Dexbrompheniramine/pseudoephedrine

Combination of
- Dexbrompheniramine: Antihistamine
- Pseudoephedrine: Decongestant

Clinical data
- Trade names: Drixoral
- AHFS/Drugs.com: Micromedex Detailed Consumer Information
- ATC code: R06AB56 (WHO) ;

Legal status
- Legal status: US: OTC;

Identifiers
- CAS Number: 2391-03-9;

= Dexbrompheniramine/pseudoephedrine =

Combination medication

Dexbrompheniramine/pseudoephedrine (trade name Drixoral) is a combination medication that contains the antihistamine dexbrompheniramine maleate and the decongestant pseudoephedrine sulfate. It was used to treat symptoms associated with allergies and colds such as itchy and watery eyes, runny nose, nasal and sinus congestion, and sneezing.
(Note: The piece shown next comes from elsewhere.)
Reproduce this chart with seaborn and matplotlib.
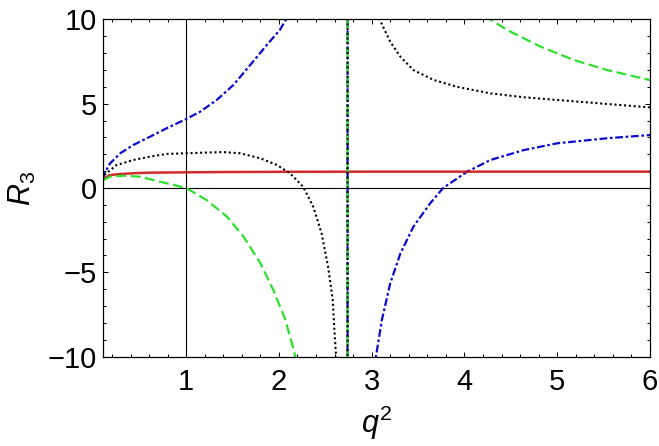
import numpy as np
import pandas as pd
import matplotlib
matplotlib.use('Agg')
import matplotlib.pyplot as plt
import seaborn as sns

# values (the pole sits at q^2 ~ 2.74)
red_x = [0.1, 0.13, 0.18, 0.29, 0.45, 0.61, 0.8, 1.0, 1.5, 2.0, 3.0, 4.0, 5.0, 6.0]
red_y = [0.45, 0.62, 0.77, 0.83, 0.88, 0.91, 0.92, 0.93, 0.95, 0.96, 0.97, 0.97, 0.97, 0.97]

green_x = [0.1, 0.18, 0.32, 0.5, 0.72, 1.0, 1.22, 1.44, 1.62, 1.8, 1.94, 2.07, 2.15, 2.19, 2.74,
           2.74, 4.26, 4.46, 4.82, 5.18, 5.54, 6.0]
green_y = [0.45, 0.67, 0.73, 0.67, 0.37, 0.0, -0.71, -1.70, -2.89, -4.46, -6.05, -7.82, -9.41, -10.3, -1000,
           1000, 10.05, 9.37, 8.38, 7.59, 6.99, 6.40]

blue_x = [0.1, 0.12, 0.18, 0.29, 0.43, 0.61, 0.79, 1.0, 1.15, 1.33, 1.51, 1.69, 1.87, 2.01, 2.1, 2.74,
          2.74, 3.04, 3.11, 3.2, 3.31, 3.45, 3.63, 3.77, 4.03, 4.28, 4.64, 5.0, 5.54, 6.0]
blue_y = [0.5, 0.87, 1.46, 2.06, 2.55, 3.04, 3.54, 4.09, 4.52, 5.22, 6.11, 7.29, 8.48, 9.37, 10.2, 1000,
          -1000, -10.2, -7.82, -5.65, -3.87, -2.29, -0.91, 0.0, 0.97, 1.66, 2.25, 2.65, 2.95, 3.14]

black_x = [0.1, 0.12, 0.25, 0.43, 0.61, 0.79, 1.0, 1.15, 1.4, 1.58, 1.8, 1.98, 2.12, 2.26, 2.37, 2.46,
           2.53, 2.58, 2.6, 2.62, 2.74,
           2.74, 3.08, 3.2, 3.31, 3.45, 3.67, 3.92, 4.28, 4.64, 5.0, 5.54, 6.0]
black_y = [0.5, 0.78, 1.36, 1.66, 1.86, 2.02, 2.06, 2.09, 2.13, 2.06, 1.76, 1.36, 0.87, 0.08, -1.11, -2.69,
           -4.66, -6.64, -8.61, -10.3, -1000,
           1000, 10.05, 8.67, 7.78, 6.99, 6.40, 6.00, 5.61, 5.38, 5.22, 4.98, 4.78]

x_ticks = [1, 2, 3, 4, 5, 6]
y_ticks = [-10, -5, 0, 5, 10]

sns.set_style("ticks")
plt.rcParams['font.family'] = ['Liberation Sans', 'DejaVu Sans']
plt.rcParams['mathtext.fontset'] = 'custom'
plt.rcParams['mathtext.rm'] = 'Liberation Sans'
plt.rcParams['mathtext.it'] = 'Liberation Sans:italic'
plt.rcParams['text.color'] = 'black'
plt.rcParams['axes.labelcolor'] = 'black'
plt.rcParams['xtick.color'] = 'black'
plt.rcParams['ytick.color'] = 'black'
plt.rcParams['axes.edgecolor'] = 'black'

fig = plt.figure(figsize=(6.59, 4.46), dpi=100)
ax = fig.add_axes([0.1558, 0.2002, 0.8305, 0.7565])

# Mathematica style axes crossing at (1, 0)
ax.axvline(1, color='black', lw=0.8, zorder=1)
ax.axhline(0, color='black', lw=0.8, zorder=1)

blue = pd.DataFrame({'x': blue_x, 'y': blue_y})
sns.lineplot(data=blue, x='x', y='y', sort=False, estimator=None, ax=ax,
             color='#0a0acc', lw=1.6, linestyle=(0, (3.5, 1.2, 1.2, 1.2)))

red = pd.DataFrame({'x': red_x, 'y': red_y})
sns.lineplot(data=red, x='x', y='y', sort=False, estimator=None, ax=ax,
             color='#cc1414', lw=1.8, alpha=0.9)

green = pd.DataFrame({'x': green_x, 'y': green_y})
sns.lineplot(data=green, x='x', y='y', sort=False, estimator=None, ax=ax,
             color='#2ee02e', lw=1.6, linestyle=(0, (4.5, 2.0)))

black = pd.DataFrame({'x': black_x, 'y': black_y})
sns.lineplot(data=black, x='x', y='y', sort=False, estimator=None, ax=ax,
             color='black', lw=1.5, linestyle=(0, (1.0, 1.3)))

ax.set_xlim(0.1, 6)
ax.set_ylim(-10, 10)
ax.set_xticks(x_ticks)
ax.set_yticks(y_ticks)
ax.set_xticks(np.arange(0.2, 6.01, 0.2), minor=True)
ax.set_yticks(np.arange(-10, 10.01, 1), minor=True)
ax.tick_params(which='both', direction='in', top=True, right=True, width=0.7)
ax.tick_params(which='major', length=3.5, labelsize=21)
ax.tick_params(which='minor', length=2)
ax.tick_params(axis='x', pad=8)
ax.tick_params(axis='y', pad=4)
for s in ax.spines.values():
    s.set_linewidth(0.9)

ax.set_xlabel(r'$q^2$', fontsize=22, labelpad=6)
ax.set_ylabel(r'$R_3$', fontsize=22, labelpad=7)

fig.savefig('out.png', dpi=100)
Because it contains pseudoephedrine, its purchase in the United States was severely restricted by the Combat Methamphetamine Epidemic Act of 2005 over fears that any product containing pseudoephedrine can be used to make methamphetamine.

==Availability==
As of 2008, Drixoral was removed from the US market by manufacturer Merck. The company's updated website attributes "changing [their] manufacturing location" for the supply disruption and currently states "it is unlikely product will be available in 2010". However, the trade name Drixoral is now used in Canada for an oxymetazoline hydrochloride nasal spray.

==Commercials==
Drixoral was a very popular cold relief medicine advertised on U.S. television in the 1980s. Many of their commercials were narrated by Burgess Meredith.